"If you are a casual reader who wants an intriguing glimpse into Eskimo life, a novice oral historian who wants to know how it is done right, or a student of Alaska who wants an Inupiat perspective of the changes that swept the western Arctic this century, read Kusiq."
—Journal of the West
"A vivid 'inside' account of an observant Eskimo male who mastered much of the traditional subsistence technology and lore and who lived through the end of commercial whaling, the development and decline of introduced reindeer herding and the fur market, and through World War II and its aftermath. In its scope as well as in the presentation of historical, cultural, and linguistic context, Kusiq is far more extensive than [other] autobiographies."
—American Indian Culture and Research Journal
"Kusiq represents a new wave in literature, the expressions of cultural awakenings among native American cultures, the attempt to redefine the native world in written form, to recast history, a history for too long the domain of the white system."
—ARCTIC
"As an oral biography, Kusiq is. .s. a life history that will appeal to the general reader and delight the scholar."—Wicazo Sa Review
"It would be difficult to find a better, more interesting first-person account of Eskimo life during the first half of this century. [It is] second in an ambitious series of oral histories developed by the University of Alaska Press."
—Scan-A-Book
The collaborators for this book include William Schneider, curator of oral history at the Elmer E. Rasmuson Library, University of Alaska Fairbanks; Leona Kisautaq Okakok, manager of the Arctic Education Foundation at the Arctic Slope Regional Corporation; and James Mumigana Nageak, coordinator of bilingual and multicultural instruction at the North Slope Borough School District. Schneider recorded and compiled Bodfish's stories, while Okakok and Nageak, both Inupiaq Eskimo language specialists, contributed their skills in interviewing, translating, and clarifying Inupiaq concepts. The book contains twelve chapters of Bodfish's narrative, background and commentary by the collaborators, and information on pronunciation, personal names, genealogical relations, and place names.

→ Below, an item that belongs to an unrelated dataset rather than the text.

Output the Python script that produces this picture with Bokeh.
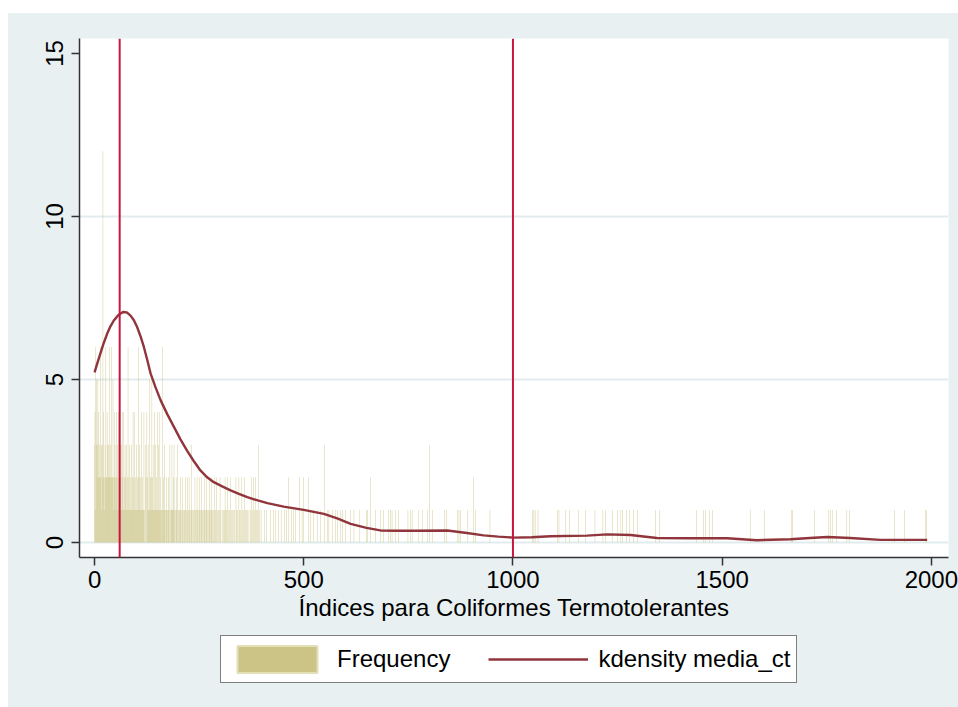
from bokeh.plotting import figure
from bokeh.models import (ColumnDataSource, FixedTicker, Span, Legend, LegendItem, Spacer)
from bokeh.layouts import column, row
from bokeh.embed import file_html
from bokeh.resources import INLINE

# ---------------- data ----------------
# values of media_ct grouped by how often they occur (frequency)
freq_12 = [20]
freq_6 = [3, 14, 27, 35, 41, 80, 105, 162]
freq_5 = [5, 8, 44, 131, 137]
freq_4 = [1, 10, 22, 30, 47, 52, 58, 66, 70, 92, 96, 112, 118, 125, 143, 150, 156]
freq_3 = [0, 4, 7, 12, 16, 18, 25, 31, 33, 38, 49, 55, 61, 64, 73, 76, 84, 88,
          100, 108, 121, 128, 140, 146, 153, 167, 180, 185, 190, 198, 232, 392,
          550, 800]
freq_2 = [6, 9, 11, 13, 15, 19, 21, 23, 26, 28, 29, 32, 34, 36, 37, 39, 40, 42,
          43, 46, 48, 50, 53, 56, 59, 62, 67, 71, 74, 78, 82, 86, 90, 94, 98,
          102, 106, 110, 115, 123, 127, 133, 135, 139, 148, 158, 165, 172, 176,
          188, 195, 205, 210, 218, 222, 226, 240, 245, 250, 256, 262, 268, 275,
          280, 286, 292, 300, 312, 318, 325, 338, 345, 352, 358, 375, 380, 385,
          464, 490, 500, 512, 660, 906]
freq_1_low = [2, 17, 24, 45, 51, 54, 57, 60, 63, 65, 68, 69, 72, 75, 77, 79, 81,
              83, 85, 87, 89, 91, 93, 95, 97, 99, 101, 103, 104, 107, 109, 111,
              113, 114, 116, 117, 119, 126, 129, 130]
freq_1_mid = [132, 134, 136, 138, 141, 142, 144, 145, 147, 149, 151, 152, 154,
              155, 157, 159, 160, 163, 164, 166, 168, 169, 171, 173, 174, 177,
              178, 181, 183, 184, 186, 187, 189, 191, 193, 196, 197, 200, 202,
              203, 206, 208, 211, 213, 215, 216, 219, 221, 224, 227, 229, 231,
              234, 236, 238, 241, 243, 246, 248, 251, 253, 255, 258, 260, 263,
              265, 267, 270, 272, 274, 277, 279, 282, 284, 288, 290, 294, 296,
              298, 302, 305, 308, 310, 314, 316, 320, 322, 327, 330, 333, 335,
              340, 342, 347, 349, 354, 356, 361, 363, 366, 369, 372, 377, 382,
              387, 390, 395, 398]
freq_1_high = [406, 411, 421, 427, 432, 440, 446, 454, 459, 470, 476, 480, 496,
               516, 524, 532, 540, 556, 560, 568, 576, 580, 588, 592, 600, 612,
               620, 634, 650, 653, 672, 683, 691, 703, 707, 711, 719, 727, 749,
               755, 759, 775, 783, 795, 807, 837, 841, 867, 871, 875, 891, 910,
               945, 998]
freq_1_tail = [1047, 1050, 1053, 1060, 1106, 1110, 1125, 1135, 1157, 1173, 1196,
               1215, 1221, 1238, 1250, 1258, 1262, 1272, 1279, 1288, 1298, 1341,
               1350, 1438, 1455, 1460, 1469, 1477, 1567, 1601, 1665, 1668, 1720,
               1755, 1759, 1763, 1773, 1798, 1805, 1912, 1936, 1986, 1988]

# kernel density of media_ct, scaled to frequency
kde_x = [0, 7, 14, 22, 30, 38, 46, 57, 68, 77, 86, 94, 102, 110, 118, 126, 134,
         146, 158, 174, 190, 205, 221, 237, 253, 269, 285, 305, 325, 345, 365,
         390, 413, 452, 500, 548, 580, 612, 650, 683, 720, 771, 843, 890, 930,
         965, 1002, 1045, 1090, 1177, 1225, 1281, 1344, 1420, 1512, 1583, 1663,
         1710, 1751, 1806, 1878, 1990]
kde_y = [5.22, 5.52, 5.80, 6.12, 6.40, 6.63, 6.81, 6.98, 7.07, 7.06, 6.96, 6.82,
         6.60, 6.32, 5.99, 5.60, 5.18, 4.75, 4.36, 3.93, 3.54, 3.17, 2.82, 2.50,
         2.21, 2.00, 1.85, 1.72, 1.60, 1.49, 1.39, 1.29, 1.21, 1.10, 1.00, 0.88,
         0.74, 0.57, 0.45, 0.37, 0.36, 0.36, 0.37, 0.29, 0.22, 0.18, 0.15, 0.16,
         0.19, 0.21, 0.25, 0.23, 0.14, 0.13, 0.13, 0.07, 0.10, 0.14, 0.17, 0.14,
         0.08, 0.08]

ref_lines = [60, 1000]
x_ticks = [0, 500, 1000, 1500, 2000]
y_ticks = [0, 5, 10, 15]
y_grid = [0, 5, 10]
x_title = "Índices para Coliformes Termotolerantes"
legend_labels = ["Frequency", "kdensity media_ct"]

# ---------------- build table ----------------
groups = [(freq_1_low, 1), (freq_1_mid, 1), (freq_1_high, 1), (freq_1_tail, 1),
          (freq_2, 2), (freq_3, 3), (freq_4, 4), (freq_5, 5), (freq_6, 6),
          (freq_12, 12)]
counts = {}
for vals, c in groups:
    for v in vals:
        counts[v] = max(counts.get(v, 0), c)
bar_x = sorted(counts)
bar_top = [counts[v] for v in bar_x]
bars_src = ColumnDataSource(dict(x=bar_x, top=bar_top))
kde_src = ColumnDataSource(dict(x=kde_x, y=kde_y))

BG = "#e8f0f2"
FONT = "Liberation Sans"
KHAKI = "#cbc486"
KDE_COLOR = "#90353b"

p = figure(width=950, height=620, output_backend="svg", toolbar_location=None,
           x_range=(-36, 2041), y_range=(-0.46, 15.46),
           min_border_left=71, min_border_right=10, min_border_top=25,
           min_border_bottom=76)
p.border_fill_color = BG
p.background_fill_color = "white"
p.outline_line_color = None

p.vbar(x="x", top="top", bottom=0, width=1, source=bars_src,
       fill_color=KHAKI, line_color=None)
p.line("x", "y", source=kde_src, line_color=KDE_COLOR, line_width=2.4,
       line_join="round")

for loc in ref_lines:
    p.add_layout(Span(location=loc, dimension="height",
                      line_color="#c8163e", line_width=2))

# axes
for ax in (p.xaxis[0], p.yaxis[0]):
    ax.axis_line_color = "#333333"
    ax.axis_line_width = 1.5
    ax.major_tick_line_color = "#333333"
    ax.major_tick_line_width = 1.5
    ax.major_tick_out = 8
    ax.major_tick_in = 0
    ax.minor_tick_line_color = None
    ax.major_label_text_font = FONT
    ax.major_label_text_font_size = "24px"
    ax.major_label_text_color = "black"
    ax.axis_label_text_font = FONT
    ax.axis_label_text_font_size = "24px"
    ax.axis_label_text_font_style = "normal"
    ax.axis_label_text_color = "black"

p.xaxis[0].ticker = FixedTicker(ticks=x_ticks)
p.yaxis[0].ticker = FixedTicker(ticks=y_ticks)
p.yaxis[0].major_label_orientation = "vertical"
p.yaxis[0].major_label_standoff = 8
p.xaxis[0].major_label_standoff = 5
p.xaxis[0].axis_label = x_title
p.xaxis[0].axis_label_standoff = 3

p.xgrid.grid_line_color = None
p.ygrid.ticker = FixedTicker(ticks=y_grid)
p.ygrid.grid_line_color = "#e2ebee"
p.ygrid.grid_line_width = 2

# ---------------- legend strip below the plot ----------------
lg = figure(width=950, height=74, output_backend="svg", toolbar_location=None,
            x_range=(0, 1), y_range=(0, 1), min_border=0)
lg.styles = {"background-color": BG}
lg.border_fill_alpha = 0
lg.background_fill_alpha = 0
lg.outline_line_color = None
lg.axis.visible = False
lg.grid.visible = False
sw_bar = lg.vbar(x="x", top="top", bottom=0, width=1, source=bars_src,
                 fill_color=KHAKI, line_color="#e3dfb6", line_width=2)
sw_line = lg.line("x", "y", source=kde_src, line_color=KDE_COLOR, line_width=2.4)
sw_bar.visible = False
sw_line.visible = False

legend = Legend(items=[LegendItem(label=legend_labels[0], renderers=[sw_bar]),
                       LegendItem(label=legend_labels[1], renderers=[sw_line])],
                orientation="horizontal", location=(141, 24))
legend.glyph_width = 100
legend.glyph_height = 34
legend.label_text_font = FONT
legend.label_text_font_size = "24px"
legend.label_text_color = "black"
legend.label_standoff = 10
legend.spacing = 38
legend.padding = 6
legend.margin = 0
legend.border_line_color = "black"
legend.border_line_width = 1
legend.background_fill_color = "white"
legend.background_fill_alpha = 1
legend.inactive_fill_alpha = 0
lg.add_layout(legend, "center")

inner = column(p, lg, spacing=0)
inner.styles = {"background-color": BG}
layout = column(Spacer(height=13),
                row(Spacer(width=8), inner, spacing=0),
                spacing=0)
open("out.html", "w").write(file_html(layout, INLINE))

Waldo Bodfish, Sr., an Inupiat elder from Wainwright, a village on the arctic coast of Alaska, was asked to share his life story because it is important to our understanding of North Slope history and culture. Bodfish was a good observer with a keen interest in people, and he had an excellent memory for detail. Perhaps most important, he had a strong appreciation of the significance of the things he experienced.